DATA EXTRACT

# # #

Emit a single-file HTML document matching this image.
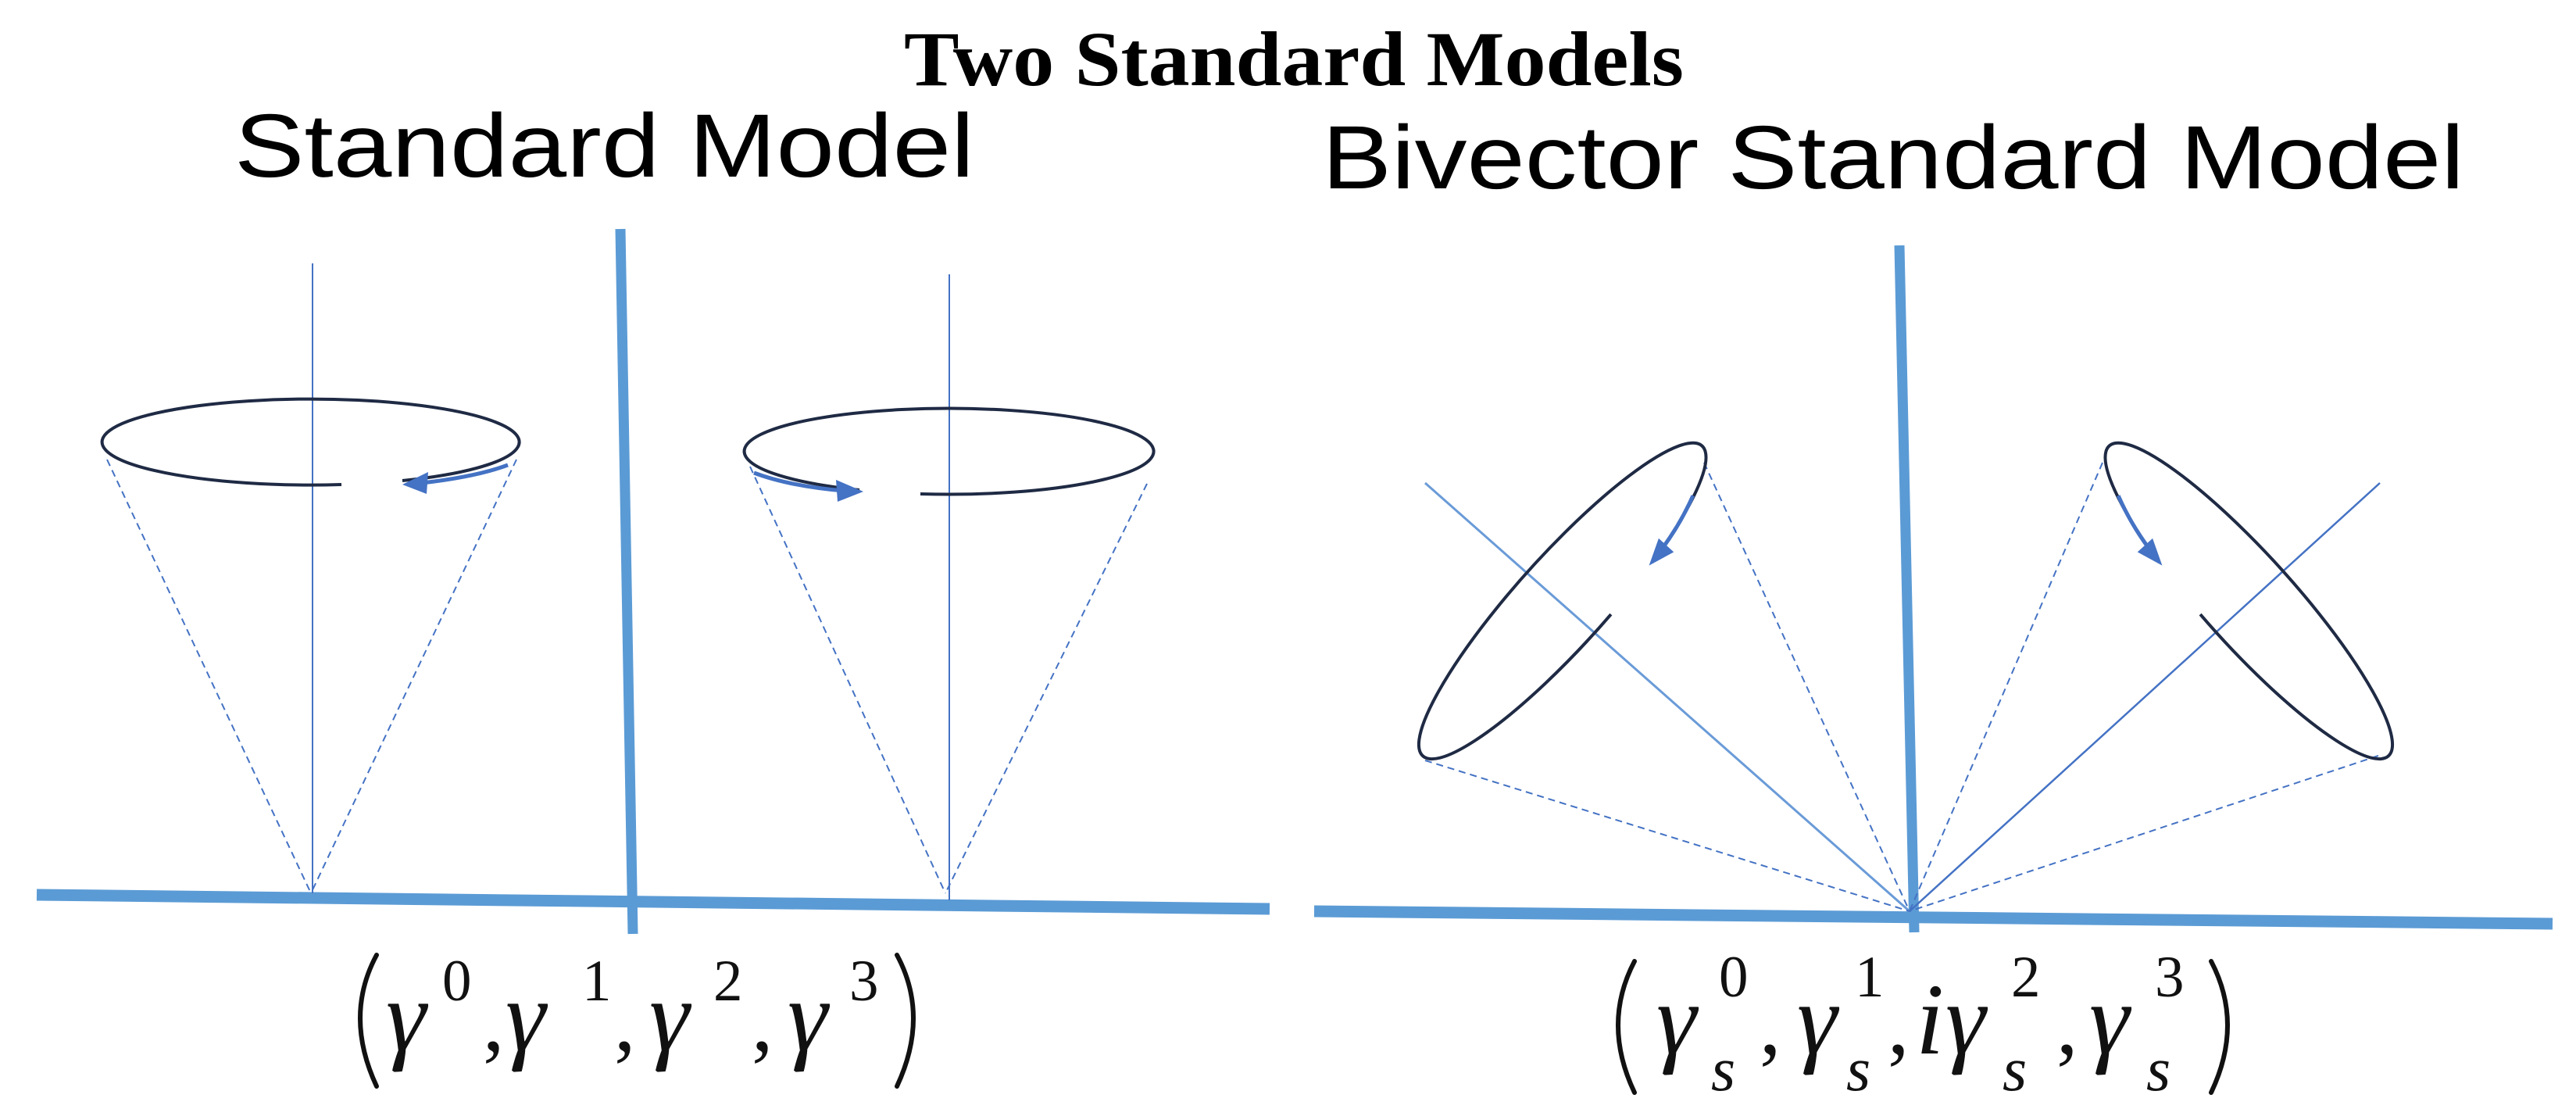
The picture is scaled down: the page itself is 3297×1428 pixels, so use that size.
<!DOCTYPE html>
<html><head><meta charset="utf-8"><style>
html,body{margin:0;padding:0;background:#fff}
svg{display:block}
</style></head><body>
<svg width="3297" height="1428" viewBox="0 0 3297 1428" xmlns="http://www.w3.org/2000/svg">
<rect width="3297" height="1428" fill="#fff"/>
<!-- Titles -->
<text x="1157" y="109" font-family="Liberation Serif, serif" font-weight="bold" font-size="100" textLength="998" lengthAdjust="spacingAndGlyphs">Two Standard Models</text>
<text x="300" y="226" font-family="Liberation Sans, sans-serif" font-size="115" textLength="947" lengthAdjust="spacingAndGlyphs">Standard Model</text>
<text x="1692" y="241" font-family="Liberation Sans, sans-serif" font-size="115" textLength="1462" lengthAdjust="spacingAndGlyphs">Bivector Standard Model</text>

<!-- LEFT PANEL -->
<line x1="47" y1="1145" x2="1625" y2="1163" stroke="#5b9bd5" stroke-width="15"/>
<line x1="794" y1="293" x2="810" y2="1195" stroke="#5b9bd5" stroke-width="13"/>
<!-- left cone -->
<line x1="400" y1="337" x2="400" y2="1143" stroke="#4472c4" stroke-width="2"/>
<line x1="137" y1="588" x2="398" y2="1143" stroke="#4472c4" stroke-width="2" stroke-dasharray="9 6"/>
<line x1="661" y1="588" x2="398" y2="1143" stroke="#4472c4" stroke-width="2" stroke-dasharray="9 6"/>
<path d="M515 615 A267 55 0 1 0 437 620" fill="none" stroke="#1f2a44" stroke-width="4"/>
<path d="M650 595 Q610 610 540 618" fill="none" stroke="#4472c4" stroke-width="5"/>
<polygon points="515,620 548,604 546,632" fill="#4472c4"/>
<!-- right cone -->
<line x1="1215" y1="351" x2="1215" y2="1152" stroke="#4472c4" stroke-width="2"/>
<line x1="960" y1="597" x2="1210" y2="1143" stroke="#4472c4" stroke-width="2" stroke-dasharray="9 6"/>
<line x1="1468" y1="619" x2="1210" y2="1143" stroke="#4472c4" stroke-width="2" stroke-dasharray="9 6"/>
<path d="M1178 632 A262 55 0 1 0 1100 627" fill="none" stroke="#1f2a44" stroke-width="4"/>
<path d="M965 605 Q1010 622 1080 628" fill="none" stroke="#4472c4" stroke-width="5"/>
<polygon points="1105,629 1070,614 1072,642" fill="#4472c4"/>

<!-- Left formula -->
<g fill="none" stroke="#111" stroke-width="6" stroke-linecap="round">
<path d="M482 1222 Q440 1300 482 1390"/>
<path d="M1148 1222 Q1190 1300 1148 1390"/>
</g>
<g font-family="Liberation Serif, serif" fill="#111">
<g font-style="italic" font-size="130">
<text x="494" y="1344">γ</text><text x="647" y="1344">γ</text><text x="831" y="1344">γ</text><text x="1008" y="1344">γ</text>
</g>
<g font-size="75">
<text x="566" y="1280">0</text><text x="745" y="1280">1</text><text x="913" y="1280">2</text><text x="1087" y="1280">3</text>
</g>
<g font-size="110">
<text x="618" y="1344">,</text><text x="786" y="1344">,</text><text x="962" y="1344">,</text>
</g>
</g>

<!-- RIGHT PANEL -->
<line x1="1682" y1="1166" x2="3267" y2="1182" stroke="#5b9bd5" stroke-width="15"/>
<line x1="2431" y1="314" x2="2450" y2="1193" stroke="#5b9bd5" stroke-width="13"/>
<line x1="1824" y1="618" x2="2444" y2="1166" stroke="#6a9bd8" stroke-width="3"/>
<line x1="3046" y1="618" x2="2444" y2="1166" stroke="#4472c4" stroke-width="2.5"/>
<line x1="2181" y1="592" x2="2444" y2="1166" stroke="#4472c4" stroke-width="2" stroke-dasharray="9 6"/>
<line x1="1824" y1="973" x2="2444" y2="1166" stroke="#4472c4" stroke-width="2" stroke-dasharray="9 6"/>
<line x1="2691" y1="592" x2="2444" y2="1166" stroke="#4472c4" stroke-width="2" stroke-dasharray="9 6"/>
<line x1="3044" y1="967" x2="2444" y2="1166" stroke="#4472c4" stroke-width="2" stroke-dasharray="9 6"/>
<g transform="translate(1997 772) rotate(-48)">
<path d="M118 52.4 A267 58 0 1 0 33 57.6" fill="none" stroke="#1f2a44" stroke-width="4"/>
<path d="M216 34 Q180 46 140 50" fill="none" stroke="#4472c4" stroke-width="5"/>
<polygon points="112,52 146,38 146,64" fill="#4472c4"/>
</g>
<g transform="translate(4878 0) scale(-1 1)">
<g transform="translate(1997 772) rotate(-48)">
<path d="M118 52.4 A267 58 0 1 0 33 57.6" fill="none" stroke="#1f2a44" stroke-width="4"/>
<path d="M216 34 Q180 46 140 50" fill="none" stroke="#4472c4" stroke-width="5"/>
<polygon points="112,52 146,38 146,64" fill="#4472c4"/>
</g>
</g>

<!-- Right formula -->
<g fill="none" stroke="#111" stroke-width="6" stroke-linecap="round">
<path d="M2092 1230 Q2050 1310 2092 1398"/>
<path d="M2830 1230 Q2872 1310 2830 1398"/>
</g>
<g font-family="Liberation Serif, serif" fill="#111">
<g font-style="italic" font-size="130">
<text x="2120" y="1348">γ</text><text x="2300" y="1348">γ</text><text x="2452" y="1348">i</text><text x="2490" y="1348">γ</text><text x="2674" y="1348">γ</text>
</g>
<g font-style="italic" font-size="80">
<text x="2190" y="1395">s</text><text x="2363" y="1395">s</text><text x="2563" y="1395">s</text><text x="2747" y="1395">s</text>
</g>
<g font-size="75">
<text x="2200" y="1275">0</text><text x="2374" y="1275">1</text><text x="2574" y="1275">2</text><text x="2758" y="1275">3</text>
</g>
<g font-size="110">
<text x="2252" y="1348">,</text><text x="2416" y="1348">,</text><text x="2632" y="1348">,</text>
</g>
</g>
</svg>
</body></html>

# # #

PROBLEM TO WORK ON
Without the pictures, repeat the listing above exactly.

EXERCISE ANSWER
Emit a single-file HTML document matching this image.
The picture is scaled down: the page itself is 3297×1428 pixels, so use that size.
<!DOCTYPE html>
<html><head><meta charset="utf-8"><style>
html,body{margin:0;padding:0;background:#fff}
svg{display:block}
</style></head><body>
<svg width="3297" height="1428" viewBox="0 0 3297 1428" xmlns="http://www.w3.org/2000/svg">
<rect width="3297" height="1428" fill="#fff"/>
<!-- Titles -->
<text x="1157" y="109" font-family="Liberation Serif, serif" font-weight="bold" font-size="100" textLength="998" lengthAdjust="spacingAndGlyphs">Two Standard Models</text>
<text x="300" y="226" font-family="Liberation Sans, sans-serif" font-size="115" textLength="947" lengthAdjust="spacingAndGlyphs">Standard Model</text>
<text x="1692" y="241" font-family="Liberation Sans, sans-serif" font-size="115" textLength="1462" lengthAdjust="spacingAndGlyphs">Bivector Standard Model</text>

<!-- LEFT PANEL -->
<line x1="47" y1="1145" x2="1625" y2="1163" stroke="#5b9bd5" stroke-width="15"/>
<line x1="794" y1="293" x2="810" y2="1195" stroke="#5b9bd5" stroke-width="13"/>
<!-- left cone -->
<line x1="400" y1="337" x2="400" y2="1143" stroke="#4472c4" stroke-width="2"/>
<line x1="137" y1="588" x2="398" y2="1143" stroke="#4472c4" stroke-width="2" stroke-dasharray="9 6"/>
<line x1="661" y1="588" x2="398" y2="1143" stroke="#4472c4" stroke-width="2" stroke-dasharray="9 6"/>
<path d="M515 615 A267 55 0 1 0 437 620" fill="none" stroke="#1f2a44" stroke-width="4"/>
<path d="M650 595 Q610 610 540 618" fill="none" stroke="#4472c4" stroke-width="5"/>
<polygon points="515,620 548,604 546,632" fill="#4472c4"/>
<!-- right cone -->
<line x1="1215" y1="351" x2="1215" y2="1152" stroke="#4472c4" stroke-width="2"/>
<line x1="960" y1="597" x2="1210" y2="1143" stroke="#4472c4" stroke-width="2" stroke-dasharray="9 6"/>
<line x1="1468" y1="619" x2="1210" y2="1143" stroke="#4472c4" stroke-width="2" stroke-dasharray="9 6"/>
<path d="M1178 632 A262 55 0 1 0 1100 627" fill="none" stroke="#1f2a44" stroke-width="4"/>
<path d="M965 605 Q1010 622 1080 628" fill="none" stroke="#4472c4" stroke-width="5"/>
<polygon points="1105,629 1070,614 1072,642" fill="#4472c4"/>

<!-- Left formula -->
<g fill="none" stroke="#111" stroke-width="6" stroke-linecap="round">
<path d="M482 1222 Q440 1300 482 1390"/>
<path d="M1148 1222 Q1190 1300 1148 1390"/>
</g>
<g font-family="Liberation Serif, serif" fill="#111">
<g font-style="italic" font-size="130">
<text x="494" y="1344">γ</text><text x="647" y="1344">γ</text><text x="831" y="1344">γ</text><text x="1008" y="1344">γ</text>
</g>
<g font-size="75">
<text x="566" y="1280">0</text><text x="745" y="1280">1</text><text x="913" y="1280">2</text><text x="1087" y="1280">3</text>
</g>
<g font-size="110">
<text x="618" y="1344">,</text><text x="786" y="1344">,</text><text x="962" y="1344">,</text>
</g>
</g>

<!-- RIGHT PANEL -->
<line x1="1682" y1="1166" x2="3267" y2="1182" stroke="#5b9bd5" stroke-width="15"/>
<line x1="2431" y1="314" x2="2450" y2="1193" stroke="#5b9bd5" stroke-width="13"/>
<line x1="1824" y1="618" x2="2444" y2="1166" stroke="#6a9bd8" stroke-width="3"/>
<line x1="3046" y1="618" x2="2444" y2="1166" stroke="#4472c4" stroke-width="2.5"/>
<line x1="2181" y1="592" x2="2444" y2="1166" stroke="#4472c4" stroke-width="2" stroke-dasharray="9 6"/>
<line x1="1824" y1="973" x2="2444" y2="1166" stroke="#4472c4" stroke-width="2" stroke-dasharray="9 6"/>
<line x1="2691" y1="592" x2="2444" y2="1166" stroke="#4472c4" stroke-width="2" stroke-dasharray="9 6"/>
<line x1="3044" y1="967" x2="2444" y2="1166" stroke="#4472c4" stroke-width="2" stroke-dasharray="9 6"/>
<g transform="translate(1997 772) rotate(-48)">
<path d="M118 52.4 A267 58 0 1 0 33 57.6" fill="none" stroke="#1f2a44" stroke-width="4"/>
<path d="M216 34 Q180 46 140 50" fill="none" stroke="#4472c4" stroke-width="5"/>
<polygon points="112,52 146,38 146,64" fill="#4472c4"/>
</g>
<g transform="translate(4878 0) scale(-1 1)">
<g transform="translate(1997 772) rotate(-48)">
<path d="M118 52.4 A267 58 0 1 0 33 57.6" fill="none" stroke="#1f2a44" stroke-width="4"/>
<path d="M216 34 Q180 46 140 50" fill="none" stroke="#4472c4" stroke-width="5"/>
<polygon points="112,52 146,38 146,64" fill="#4472c4"/>
</g>
</g>

<!-- Right formula -->
<g fill="none" stroke="#111" stroke-width="6" stroke-linecap="round">
<path d="M2092 1230 Q2050 1310 2092 1398"/>
<path d="M2830 1230 Q2872 1310 2830 1398"/>
</g>
<g font-family="Liberation Serif, serif" fill="#111">
<g font-style="italic" font-size="130">
<text x="2120" y="1348">γ</text><text x="2300" y="1348">γ</text><text x="2452" y="1348">i</text><text x="2490" y="1348">γ</text><text x="2674" y="1348">γ</text>
</g>
<g font-style="italic" font-size="80">
<text x="2190" y="1395">s</text><text x="2363" y="1395">s</text><text x="2563" y="1395">s</text><text x="2747" y="1395">s</text>
</g>
<g font-size="75">
<text x="2200" y="1275">0</text><text x="2374" y="1275">1</text><text x="2574" y="1275">2</text><text x="2758" y="1275">3</text>
</g>
<g font-size="110">
<text x="2252" y="1348">,</text><text x="2416" y="1348">,</text><text x="2632" y="1348">,</text>
</g>
</g>
</svg>
</body></html>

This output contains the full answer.